Here is a professional rule that’s served me well:
Whenever you find yourself learning and enjoying learning, ask yourself, “What can schooling borrow here?” How can we sneak in here, stuff all these really good ideas about learning in a duffel bag, and bring them back to our schools and classrooms and edtech startups?
Lately, my kids and I are playing Toad Treasure Tracker on Nintendo Switch. It’s a joy. I have convinced myself it basically doesn’t count towards any screen time tally because my kids are obviously learning collaboration, fine motor skills, problem solving, etc. When we’re stuck, my youngest kid will murmur, “Something I’m wondering is ….” reflecting my own problem solving mannerisms back to me in a kind of funhouse mirror.
I’m increasingly jealous of one aspect of Toad Treasure Tracker that simultaneously accounts for tons of its appeal but also seems really challenging to import into school learning.
Replayability
In Toad Treasure Tracker, the main goal is the same in every level. Capture the star.
It feels awesome. We love to capture the star, don’t we, kids?
We do. I think it’s worth noting that this moment itself is sometimes rare in school learning, a moment where you can sit back and say, “No matter what I haven’t yet done, one thing is certain, and that is that I just did a thing.”
And what seems really rare in school learning is our eagerness to replay the same level again. We’re eager because each level contains four goals of which capturing the star is only one, and also the easiest to accomplish.
Capture the star.
Find all three gems hidden somewhere in the level.
Accomplish the challenge goal, which varies.
Find a tiny pixelated toad character hiding somewhere in the level.
All four of those goals deepen our understanding of the levels in some pretty key ways—the level map, how to move efficiently and precisely through it, how to avoid hazards, etc. If your learning objective was, “Deeply understand every square inch of this particular level,” then you couldn’t do much better than Toad Treasure Tracker has in setting up those four goals.
From the perspective of school learning, how weird is this?
Yes, I realize the pacing calendar of schooling feels like it only speeds up, that it only subtracts room for discretionary experiences of any kind. But let’s pretend for a second that a student had an extra 30 minutes at the end of your week. Something I’m wondering is:
What incentives exist for that student to return to a unit, a lesson, a book, a project after it’s completed, to understand it more deeply?
What secondary goals could we establish for each lesson that would encourage replay and deeper, more flexible learning? (While capturing the star occasionally requires speed, interestingly, none of the side goals in Toad Treasure Tracker relate to time or speed.)
Is there something about school learning that makes this idea of replayability a poor fit? Game theorists will cite “alternate endings” and “unlockable characters” as contributing factors to replayability, neither of which seem like they have an obvious home in school learning. But other researchers have found that collaboration increases a desire to replay, which obviously does have a home in school education.
All hypotheses welcome in the comments.
Yes, unfortunately, learning and schooling are too often cleaved. If we reflected upon how we ourselves learn anything, we would teach far differently. I appreciate your professional rule here, Dr. Meyer.

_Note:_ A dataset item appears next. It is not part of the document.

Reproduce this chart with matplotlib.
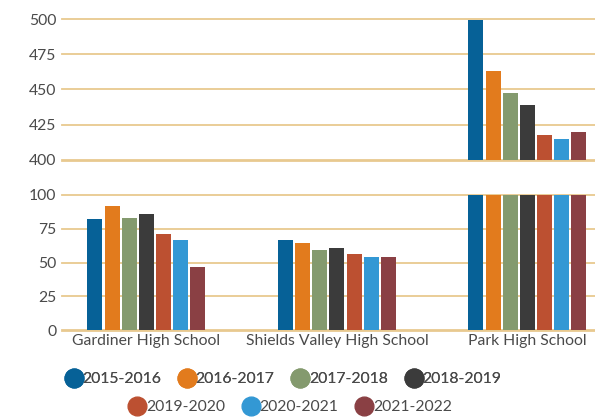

When I taught 6 grade i assigned a challenging problem to solve every two weeks. As the students worked the problem they had several tasks to complete. 1. solve the problem 2. explain in detail how you solved the problem. 3. Write all the connections you can think of to previous work that aided in the solution. This way the students had to keep revisiting the problem and expanding their understanding of what it entailed and how it fit into their learning. #3 was especially helpful to broaden their understanding of how everything we studied fit together and how what we knew could help in future solutions.